## start RECORDED INFORMATION

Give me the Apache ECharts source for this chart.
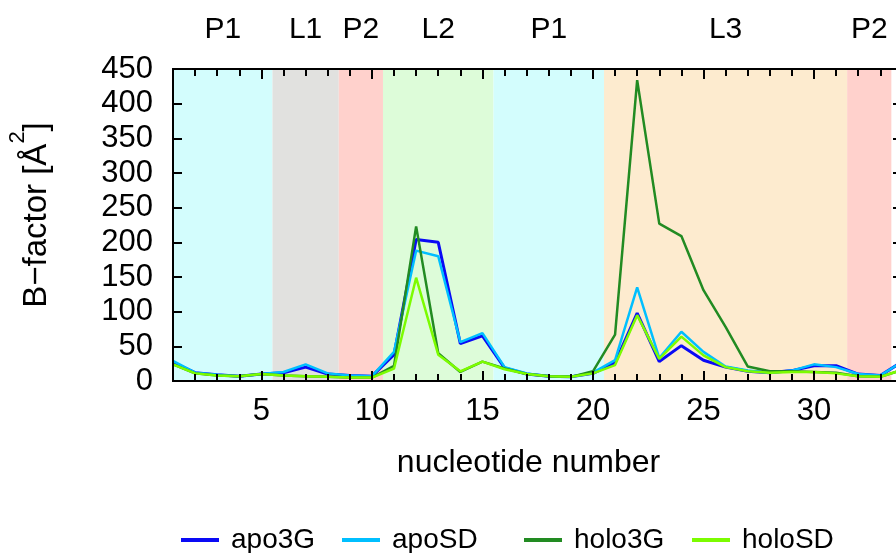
<!DOCTYPE html>
<html lang="en">
<head>
    <meta charset="UTF-8">
    <title>B-factor</title>
    <script src="https://cdn.jsdelivr.net/npm/echarts@6/dist/echarts.min.js"></script>
    <style>
        html, body { margin: 0; padding: 0; background: #fff; }
    </style>
</head>
<body>
<div id="main" style="width: 896px;height:553px;"></div>
<script type="text/javascript">
    // nucleotide numbers
    var nucleotides = [1, 2, 3, 4, 5, 6, 7, 8, 9, 10, 11, 12, 13, 14, 15, 16, 17,
        18, 19, 20, 21, 22, 23, 24, 25, 26, 27, 28, 29, 30, 31, 32, 33, 34];
    var apo3G = [27, 12, 9, 7, 10, 12, 20, 10, 8, 7, 38, 204, 200, 54, 65, 19, 10,
        7, 6, 11, 26, 98, 28, 51, 30, 20, 14, 12, 15, 22, 22, 10, 8, 28];
    var apoSD = [29, 12, 9, 7, 10, 13, 24, 11, 8, 7, 42, 188, 180, 56, 69, 20, 11,
        7, 6, 12, 30, 135, 33, 71, 42, 21, 15, 12, 15, 24, 20, 10, 8, 28];
    var holo3G = [24, 11, 8, 7, 10, 8, 7, 6, 5, 5, 22, 223, 40, 13, 28, 18, 10,
        7, 6, 14, 67, 434, 227, 209, 131, 78, 21, 14, 14, 13, 12, 7, 6, 16];
    var holoSD = [24, 11, 8, 7, 10, 8, 7, 6, 5, 5, 18, 149, 38, 14, 28, 17, 10,
        7, 6, 11, 23, 95, 32, 64, 37, 20, 14, 12, 13, 13, 11, 7, 6, 16];

    // structural regions (start / end in nucleotide units)
    var regionNames = ['P1', 'L1', 'P2', 'L2', 'P1', 'L3', 'P2'];
    var regionStart = [1, 5.5, 8.5, 10.5, 15.5, 20.5, 31.5];
    var regionEnd = [5.5, 8.5, 10.5, 15.5, 20.5, 31.5, 33.5];

    var majorTicks = [5, 10, 15, 20, 25, 30];
    var xMax = 33.71;   // picture is cut just before nucleotide 34

    var regionColors = {P1: '#d3fdfd', L1: '#e1e1df', P2: '#ffd1cc', L2: '#ddfcd9', L3: '#fdebcf'};
    var FONT = 'Liberation Sans';

    var myChart = echarts.init(document.getElementById('main'));

    function pairs(ys) {
        return nucleotides.map(function (x, i) { return [x, ys[i]]; });
    }

    var areas = regionNames.map(function (n, i) {
        return [{xAxis: regionStart[i], name: n, itemStyle: {color: regionColors[n]}},
            {xAxis: regionEnd[i]}];
    });

    function xAx(pos, tickVals, len, withLabel) {
        return {
            type: 'value', position: pos, min: 1, max: xMax, z: 5,
            axisLine: {show: true, onZero: false, lineStyle: {color: '#000', width: 2}},
            axisTick: {show: true, inside: true, length: len, customValues: tickVals,
                lineStyle: {color: '#000', width: 2}},
            axisLabel: withLabel ? {show: true, customValues: majorTicks, margin: 15,
                fontFamily: FONT, fontSize: 31, color: '#000'} : {show: false},
            splitLine: {show: false},
            name: withLabel ? 'nucleotide number' : '',
            nameLocation: 'middle', nameGap: 66,
            nameTextStyle: {fontFamily: FONT, fontSize: 32, color: '#000', padding: [0, 12, 0, 0]}
        };
    }

    function legendAt(name, left) {
        return {
            data: [name], left: left, top: 526, icon: 'rect', padding: 0,
            itemWidth: 38, itemHeight: 4,
            textStyle: {fontFamily: FONT, fontSize: 28, color: '#000', padding: [0, 0, 0, 7]},
            selectedMode: false
        };
    }

    function line(name, ys, color, width) {
        return {
            name: name, type: 'line', data: pairs(ys), showSymbol: false,
            lineStyle: {color: color, width: width}, itemStyle: {color: color},
            animation: false
        };
    }

    var series = [
        line('apo3G', apo3G, '#0a0af5', 3),
        line('apoSD', apoSD, '#00bfff', 2.5),
        line('holo3G', holo3G, '#228b22', 2.5),
        line('holoSD', holoSD, '#7cfc00', 2.5)
    ];
    series[0].markArea = {
        silent: true,
        data: areas,
        label: {show: true, position: 'top', distance: 24, fontFamily: FONT, fontSize: 30, color: '#000'}
    };

    myChart.setOption({
        animation: false,
        grid: {left: 173, top: 69, right: 0, bottom: 172, outerBoundsMode: 'none'},
        legend: [
            legendAt('apo3G', 181),
            legendAt('apoSD', 342),
            legendAt('holo3G', 524),
            legendAt('holoSD', 692)
        ],
        xAxis: [
            xAx('bottom', majorTicks, 10, true),
            xAx('bottom', nucleotides, 7, false),
            xAx('top', majorTicks, 10, false),
            xAx('top', nucleotides, 7, false)
        ],
        yAxis: [
            {
                type: 'value', min: 0, max: 450, interval: 50, z: 5,
                axisLine: {show: true, lineStyle: {color: '#000', width: 2}},
                axisTick: {show: true, inside: true, length: 9, lineStyle: {color: '#000', width: 2}},
                axisLabel: {margin: 20, fontFamily: FONT, fontSize: 31, color: '#000'},
                splitLine: {show: false},
                name: '{a|B−factor [Å}{s|2}{a|]}',
                nameLocation: 'middle', nameGap: 120,
                nameTextStyle: {
                    padding: [0, 0, 0, 20],
                    rich: {
                        a: {fontFamily: FONT, fontSize: 33, color: '#000', lineHeight: 46, verticalAlign: 'bottom'},
                        s: {fontFamily: FONT, fontSize: 22, color: '#000', lineHeight: 46, verticalAlign: 'top'}
                    }
                }
            },
            {
                type: 'value', position: 'right', min: 0, max: 450, interval: 50, z: 5,
                axisLine: {show: false},
                axisTick: {show: true, inside: true, length: 3, lineStyle: {color: '#000', width: 2}},
                axisLabel: {show: false},
                splitLine: {show: false}
            }
        ],
        series: series
    });
</script>
</body>
</html>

## end RECORDED INFORMATION

Do not copy the pictures, but repeat every line exactly.

Give me the Apache ECharts source for this chart.
<!DOCTYPE html>
<html lang="en">
<head>
    <meta charset="UTF-8">
    <title>B-factor</title>
    <script src="https://cdn.jsdelivr.net/npm/echarts@6/dist/echarts.min.js"></script>
    <style>
        html, body { margin: 0; padding: 0; background: #fff; }
    </style>
</head>
<body>
<div id="main" style="width: 896px;height:553px;"></div>
<script type="text/javascript">
    // nucleotide numbers
    var nucleotides = [1, 2, 3, 4, 5, 6, 7, 8, 9, 10, 11, 12, 13, 14, 15, 16, 17,
        18, 19, 20, 21, 22, 23, 24, 25, 26, 27, 28, 29, 30, 31, 32, 33, 34];
    var apo3G = [27, 12, 9, 7, 10, 12, 20, 10, 8, 7, 38, 204, 200, 54, 65, 19, 10,
        7, 6, 11, 26, 98, 28, 51, 30, 20, 14, 12, 15, 22, 22, 10, 8, 28];
    var apoSD = [29, 12, 9, 7, 10, 13, 24, 11, 8, 7, 42, 188, 180, 56, 69, 20, 11,
        7, 6, 12, 30, 135, 33, 71, 42, 21, 15, 12, 15, 24, 20, 10, 8, 28];
    var holo3G = [24, 11, 8, 7, 10, 8, 7, 6, 5, 5, 22, 223, 40, 13, 28, 18, 10,
        7, 6, 14, 67, 434, 227, 209, 131, 78, 21, 14, 14, 13, 12, 7, 6, 16];
    var holoSD = [24, 11, 8, 7, 10, 8, 7, 6, 5, 5, 18, 149, 38, 14, 28, 17, 10,
        7, 6, 11, 23, 95, 32, 64, 37, 20, 14, 12, 13, 13, 11, 7, 6, 16];

    // structural regions (start / end in nucleotide units)
    var regionNames = ['P1', 'L1', 'P2', 'L2', 'P1', 'L3', 'P2'];
    var regionStart = [1, 5.5, 8.5, 10.5, 15.5, 20.5, 31.5];
    var regionEnd = [5.5, 8.5, 10.5, 15.5, 20.5, 31.5, 33.5];

    var majorTicks = [5, 10, 15, 20, 25, 30];
    var xMax = 33.71;   // picture is cut just before nucleotide 34

    var regionColors = {P1: '#d3fdfd', L1: '#e1e1df', P2: '#ffd1cc', L2: '#ddfcd9', L3: '#fdebcf'};
    var FONT = 'Liberation Sans';

    var myChart = echarts.init(document.getElementById('main'));

    function pairs(ys) {
        return nucleotides.map(function (x, i) { return [x, ys[i]]; });
    }

    var areas = regionNames.map(function (n, i) {
        return [{xAxis: regionStart[i], name: n, itemStyle: {color: regionColors[n]}},
            {xAxis: regionEnd[i]}];
    });

    function xAx(pos, tickVals, len, withLabel) {
        return {
            type: 'value', position: pos, min: 1, max: xMax, z: 5,
            axisLine: {show: true, onZero: false, lineStyle: {color: '#000', width: 2}},
            axisTick: {show: true, inside: true, length: len, customValues: tickVals,
                lineStyle: {color: '#000', width: 2}},
            axisLabel: withLabel ? {show: true, customValues: majorTicks, margin: 15,
                fontFamily: FONT, fontSize: 31, color: '#000'} : {show: false},
            splitLine: {show: false},
            name: withLabel ? 'nucleotide number' : '',
            nameLocation: 'middle', nameGap: 66,
            nameTextStyle: {fontFamily: FONT, fontSize: 32, color: '#000', padding: [0, 12, 0, 0]}
        };
    }

    function legendAt(name, left) {
        return {
            data: [name], left: left, top: 526, icon: 'rect', padding: 0,
            itemWidth: 38, itemHeight: 4,
            textStyle: {fontFamily: FONT, fontSize: 28, color: '#000', padding: [0, 0, 0, 7]},
            selectedMode: false
        };
    }

    function line(name, ys, color, width) {
        return {
            name: name, type: 'line', data: pairs(ys), showSymbol: false,
            lineStyle: {color: color, width: width}, itemStyle: {color: color},
            animation: false
        };
    }

    var series = [
        line('apo3G', apo3G, '#0a0af5', 3),
        line('apoSD', apoSD, '#00bfff', 2.5),
        line('holo3G', holo3G, '#228b22', 2.5),
        line('holoSD', holoSD, '#7cfc00', 2.5)
    ];
    series[0].markArea = {
        silent: true,
        data: areas,
        label: {show: true, position: 'top', distance: 24, fontFamily: FONT, fontSize: 30, color: '#000'}
    };

    myChart.setOption({
        animation: false,
        grid: {left: 173, top: 69, right: 0, bottom: 172, outerBoundsMode: 'none'},
        legend: [
            legendAt('apo3G', 181),
            legendAt('apoSD', 342),
            legendAt('holo3G', 524),
            legendAt('holoSD', 692)
        ],
        xAxis: [
            xAx('bottom', majorTicks, 10, true),
            xAx('bottom', nucleotides, 7, false),
            xAx('top', majorTicks, 10, false),
            xAx('top', nucleotides, 7, false)
        ],
        yAxis: [
            {
                type: 'value', min: 0, max: 450, interval: 50, z: 5,
                axisLine: {show: true, lineStyle: {color: '#000', width: 2}},
                axisTick: {show: true, inside: true, length: 9, lineStyle: {color: '#000', width: 2}},
                axisLabel: {margin: 20, fontFamily: FONT, fontSize: 31, color: '#000'},
                splitLine: {show: false},
                name: '{a|B−factor [Å}{s|2}{a|]}',
                nameLocation: 'middle', nameGap: 120,
                nameTextStyle: {
                    padding: [0, 0, 0, 20],
                    rich: {
                        a: {fontFamily: FONT, fontSize: 33, color: '#000', lineHeight: 46, verticalAlign: 'bottom'},
                        s: {fontFamily: FONT, fontSize: 22, color: '#000', lineHeight: 46, verticalAlign: 'top'}
                    }
                }
            },
            {
                type: 'value', position: 'right', min: 0, max: 450, interval: 50, z: 5,
                axisLine: {show: false},
                axisTick: {show: true, inside: true, length: 3, lineStyle: {color: '#000', width: 2}},
                axisLabel: {show: false},
                splitLine: {show: false}
            }
        ],
        series: series
    });
</script>
</body>
</html>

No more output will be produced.